When you need the official source, use the Codex texts portal: Codex Texts (standards, guidelines, codes).

Codex standards vs guidelines vs codes of practice, plus national law and buyer rules

Codex supports consistency. National law creates enforceable requirements. Buyer standards add contract obligations. Codex also matters in trade because it links to the WTO SPS framework: see the WTO SPS Agreement.

QA teams should keep a simple hierarchy:

  1. National law in the target market
  2. Buyer and contract requirements
  3. Codex texts as a global reference
  4. Company internal standards

Regulators often apply a similar logic. They use Codex to align with global practice. They also use it to support transparency.

You can document this hierarchy in one page. That page saves time during audits.

Mini checklist: how to apply Codex standards vs guidelines vs codes of practice

Codex standards vs guidelines vs codes of practice checklist 3D illustration showing a clipboard checklist and documents with blue and gold tabs.

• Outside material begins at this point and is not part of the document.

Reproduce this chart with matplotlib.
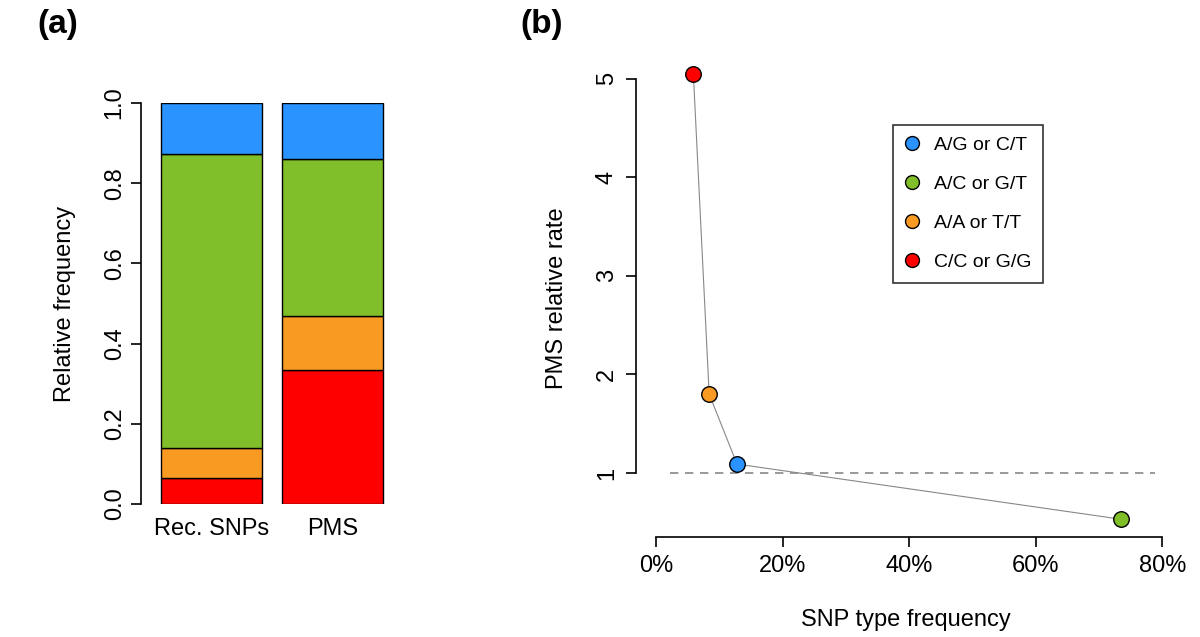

Use this checklist in meetings.

  • I confirmed the scope matches my product or topic.
  • I used the latest Codex version.
  • I identified the text type (standard, guideline, or code).
  • I extracted verifiable requirements from standards.
  • I extracted principles and methods from guidelines.
  • I extracted control steps from codes of practice.
  • I compared with national law and documented gaps.
  • I aligned with buyer rules and documented gaps.
  • I assigned owners, records, and verification steps.

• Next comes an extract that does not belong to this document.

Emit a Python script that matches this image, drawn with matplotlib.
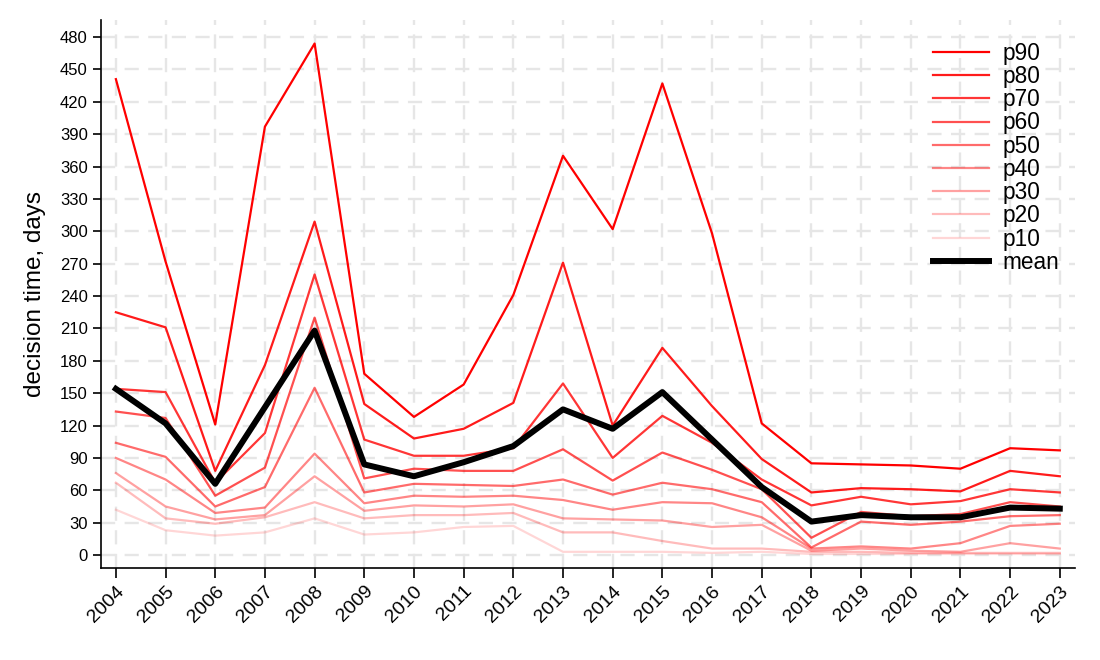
import numpy as np
import matplotlib
matplotlib.use("Agg")
import matplotlib.pyplot as plt

plt.rcParams['font.family'] = ['Liberation Sans', 'DejaVu Sans']

# data
years = list(range(2004, 2024))
p90 = [441, 272, 121, 397, 474, 168, 128, 158, 241, 370, 302, 437, 298, 122, 85, 84, 83, 80, 99, 97]
p80 = [225, 211, 78, 176, 309, 140, 108, 117, 141, 271, 120, 192, 138, 89, 58, 62, 61, 59, 78, 73]
p70 = [154, 151, 67, 113, 260, 107, 92, 92, 99, 159, 90, 129, 104, 70, 46, 54, 47, 50, 61, 58]
p60 = [133, 127, 55, 81, 220, 71, 80, 78, 78, 98, 69, 95, 79, 61, 16, 40, 36, 38, 49, 45]
p50 = [104, 91, 45, 63, 155, 58, 66, 65, 64, 70, 56, 67, 61, 49, 7, 31, 28, 31, 36, 37]
p40 = [90, 70, 39, 44, 94, 48, 55, 54, 55, 51, 42, 49, 48, 35, 6, 8, 6, 11, 27, 29]
p30 = [76, 45, 33, 37, 73, 41, 46, 45, 47, 34, 33, 32, 26, 28, 4, 6, 4, 3, 11, 6]
p20 = [67, 34, 29, 35, 49, 34, 37, 37, 39, 21, 21, 13, 6, 6, 3, 3, 2, 2, 2, 2]
p10 = [42, 23, 18, 21, 34, 19, 21, 26, 27, 3, 3, 3, 2, 3, 1, 1, 1, 1, 1, 1]
mean = [154, 122, 66, 137, 208, 84, 73, 86, 101, 135, 117, 151, 107, 63, 31, 37, 35, 35, 44, 43]

series = [("p90", p90), ("p80", p80), ("p70", p70), ("p60", p60), ("p50", p50),
          ("p40", p40), ("p30", p30), ("p20", p20), ("p10", p10)]

fig = plt.figure(figsize=(11, 6.6), dpi=100)
ax = fig.add_axes([0.0918, 0.1394, 0.8852, 0.8306])

for i, (name, vals) in enumerate(series):
    alpha = 1.0 - i * 0.105
    ax.plot(years, vals, color='red', alpha=alpha, lw=1.6, label=name)
ax.plot(years, mean, color='black', lw=4.3, label='mean')

ax.set_xlim(2003.7, 2023.3)
ax.set_ylim(-12, 496)
ax.set_yticks(np.arange(0, 481, 30))
ax.set_xticks(years)
ax.set_xticklabels([str(y) for y in years], rotation=45, ha='right', rotation_mode='anchor')
ax.tick_params(axis='both', length=6, width=1.2, direction='out')
ax.tick_params(axis='y', labelsize=12)
ax.tick_params(axis='x', labelsize=14, length=7)
ax.set_ylabel('decision time, days', fontsize=17.5, labelpad=10)

ax.grid(True, color='#e6e6e6', lw=1.7, ls=(0, (6, 4)))
ax.set_axisbelow(True)
for s in ['top', 'right']:
    ax.spines[s].set_visible(False)
for s in ['left', 'bottom']:
    ax.spines[s].set_linewidth(1.2)

leg = ax.legend(loc='upper right', frameon=False, fontsize=16.3, handlelength=2.5,
                handletextpad=0.58, labelspacing=0.01, bbox_to_anchor=(1.005, 0.997))

fig.savefig('out.png', dpi=100)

Need training on using Codex in QA or regulation?

Many teams understand Codex concepts but struggle to apply them in specs, audits, and inspection tools. I run practical training for regulators, labs, and food businesses. Learn more here:
Food safety training in Africa

Key takeaways

Codex standards define requirements you can verify. Codex guidelines align your approach and methods. Codex codes of practice help you prevent hazards in daily operations. Strong teams use all three, with clear roles.